• **What you will do**
Would you quote every entry exactly, dropping only the pictures?

• **Provided records**
_ _ _ _ _
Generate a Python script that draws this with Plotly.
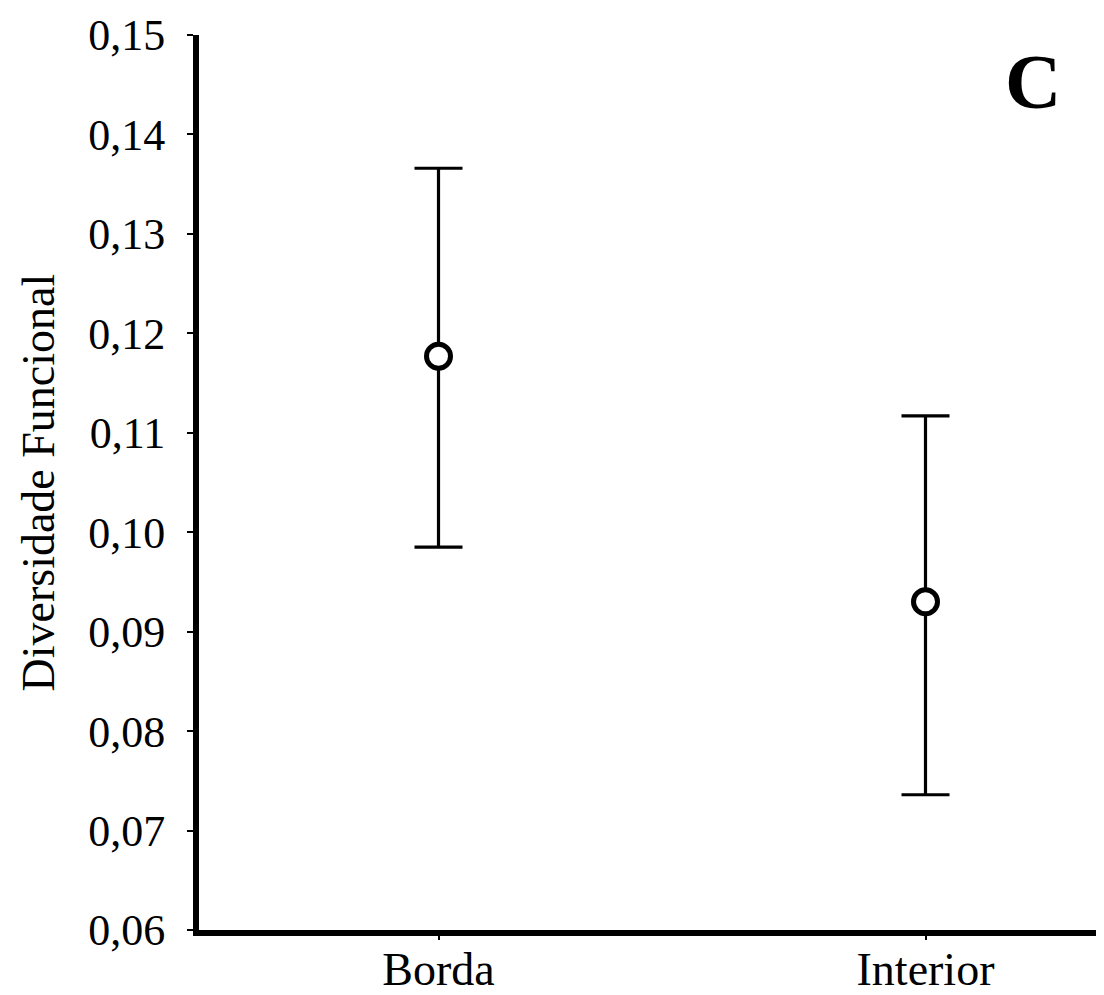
import plotly.graph_objects as go

categories = ["Borda", "Interior"]
means = [0.1177, 0.0930]
upper = [0.1366, 0.1117]
lower = [0.0985, 0.0736]
y_ticks = [0.06, 0.07, 0.08, 0.09, 0.10, 0.11, 0.12, 0.13, 0.14, 0.15]
y_title = "Diversidade Funcional"
panel_label = "C"

x_pos = list(range(len(categories)))
err_plus = [u - m for u, m in zip(upper, means)]
err_minus = [m - l for m, l in zip(means, lower)]

FONT = "Liberation Serif, Times New Roman, serif"

# page body has an 8px margin, so the figure is sized to fill the rest
W, H = 1096, 987
L, T, B = 191, 27, 57
PX_PER_UNIT = 487.0
x_left = -0.5 + (L - 187) / PX_PER_UNIT
x_right = x_left + (W - L) / PX_PER_UNIT

fig = go.Figure()
fig.add_trace(go.Scatter(
    x=x_pos, y=means, mode="markers",
    marker=dict(symbol="circle", size=24, color="white",
                line=dict(color="black", width=5)),
    error_y=dict(type="data", symmetric=False, array=err_plus,
                 arrayminus=err_minus, color="black", thickness=3.2, width=24),
    showlegend=False,
))

fig.update_layout(
    width=W, height=H,
    margin=dict(l=L, r=0, t=T, b=B, pad=0),
    paper_bgcolor="white", plot_bgcolor="white",
    separators=", ",
    font=dict(family=FONT, size=46, color="black"),
    xaxis=dict(
        range=[x_left, x_right],
        tickmode="array", tickvals=x_pos, ticktext=categories,
        showline=True, linecolor="black", linewidth=6,
        ticks="outside", ticklen=4, tickwidth=2, tickcolor="black",
        ticklabelstandoff=-10,
        showgrid=False, zeroline=False,
        tickfont=dict(family=FONT, size=46),
    ),
    yaxis=dict(
        range=[0.06, 0.15],
        tickmode="array", tickvals=y_ticks,
        tickformat=".2f",
        showline=True, linecolor="black", linewidth=6,
        ticks="outside", ticklen=6, tickwidth=2, tickcolor="black",
        ticklabelstandoff=13,
        showgrid=False, zeroline=False,
        tickfont=dict(family=FONT, size=44),
    ),
    annotations=[
        dict(
            text=y_title, xref="paper", yref="paper",
            x=(30 - L) / (W - L), y=0.5, xanchor="center", yanchor="middle",
            textangle=-90, showarrow=False,
            font=dict(family=FONT, size=46, color="black"),
        ),
        dict(
            text="<b>" + panel_label + "</b>", xref="paper", yref="paper",
            x=0.921, y=0.948, xanchor="center", yanchor="middle",
            showarrow=False, font=dict(family=FONT, size=78, color="black"),
        ),
    ],
)

fig.write_html("out.html")
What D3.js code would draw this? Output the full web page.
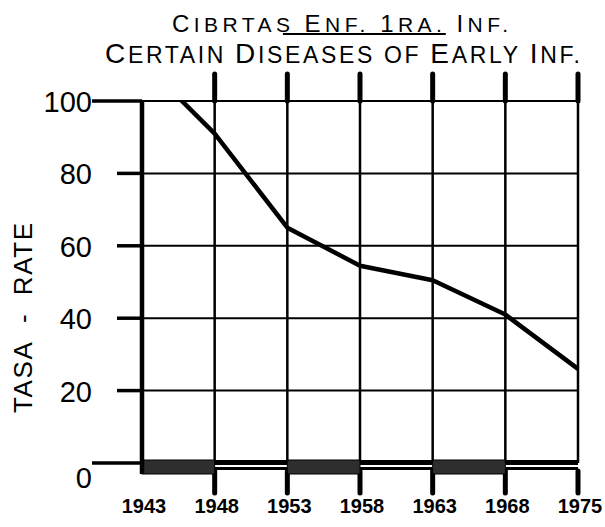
_ _ _ _ _
• **Response to the task**
Generate a Python script that draws this with Plotly.
import plotly.graph_objects as go

categories = ["Borda", "Interior"]
means = [0.1177, 0.0930]
upper = [0.1366, 0.1117]
lower = [0.0985, 0.0736]
y_ticks = [0.06, 0.07, 0.08, 0.09, 0.10, 0.11, 0.12, 0.13, 0.14, 0.15]
y_title = "Diversidade Funcional"
panel_label = "C"

x_pos = list(range(len(categories)))
err_plus = [u - m for u, m in zip(upper, means)]
err_minus = [m - l for m, l in zip(means, lower)]

FONT = "Liberation Serif, Times New Roman, serif"

# page body has an 8px margin, so the figure is sized to fill the rest
W, H = 1096, 987
L, T, B = 191, 27, 57
PX_PER_UNIT = 487.0
x_left = -0.5 + (L - 187) / PX_PER_UNIT
x_right = x_left + (W - L) / PX_PER_UNIT

fig = go.Figure()
fig.add_trace(go.Scatter(
    x=x_pos, y=means, mode="markers",
    marker=dict(symbol="circle", size=24, color="white",
                line=dict(color="black", width=5)),
    error_y=dict(type="data", symmetric=False, array=err_plus,
                 arrayminus=err_minus, color="black", thickness=3.2, width=24),
    showlegend=False,
))

fig.update_layout(
    width=W, height=H,
    margin=dict(l=L, r=0, t=T, b=B, pad=0),
    paper_bgcolor="white", plot_bgcolor="white",
    separators=", ",
    font=dict(family=FONT, size=46, color="black"),
    xaxis=dict(
        range=[x_left, x_right],
        tickmode="array", tickvals=x_pos, ticktext=categories,
        showline=True, linecolor="black", linewidth=6,
        ticks="outside", ticklen=4, tickwidth=2, tickcolor="black",
        ticklabelstandoff=-10,
        showgrid=False, zeroline=False,
        tickfont=dict(family=FONT, size=46),
    ),
    yaxis=dict(
        range=[0.06, 0.15],
        tickmode="array", tickvals=y_ticks,
        tickformat=".2f",
        showline=True, linecolor="black", linewidth=6,
        ticks="outside", ticklen=6, tickwidth=2, tickcolor="black",
        ticklabelstandoff=13,
        showgrid=False, zeroline=False,
        tickfont=dict(family=FONT, size=44),
    ),
    annotations=[
        dict(
            text=y_title, xref="paper", yref="paper",
            x=(30 - L) / (W - L), y=0.5, xanchor="center", yanchor="middle",
            textangle=-90, showarrow=False,
            font=dict(family=FONT, size=46, color="black"),
        ),
        dict(
            text="<b>" + panel_label + "</b>", xref="paper", yref="paper",
            x=0.921, y=0.948, xanchor="center", yanchor="middle",
            showarrow=False, font=dict(family=FONT, size=78, color="black"),
        ),
    ],
)

fig.write_html("out.html")
What D3.js code would draw this? Output the full web page.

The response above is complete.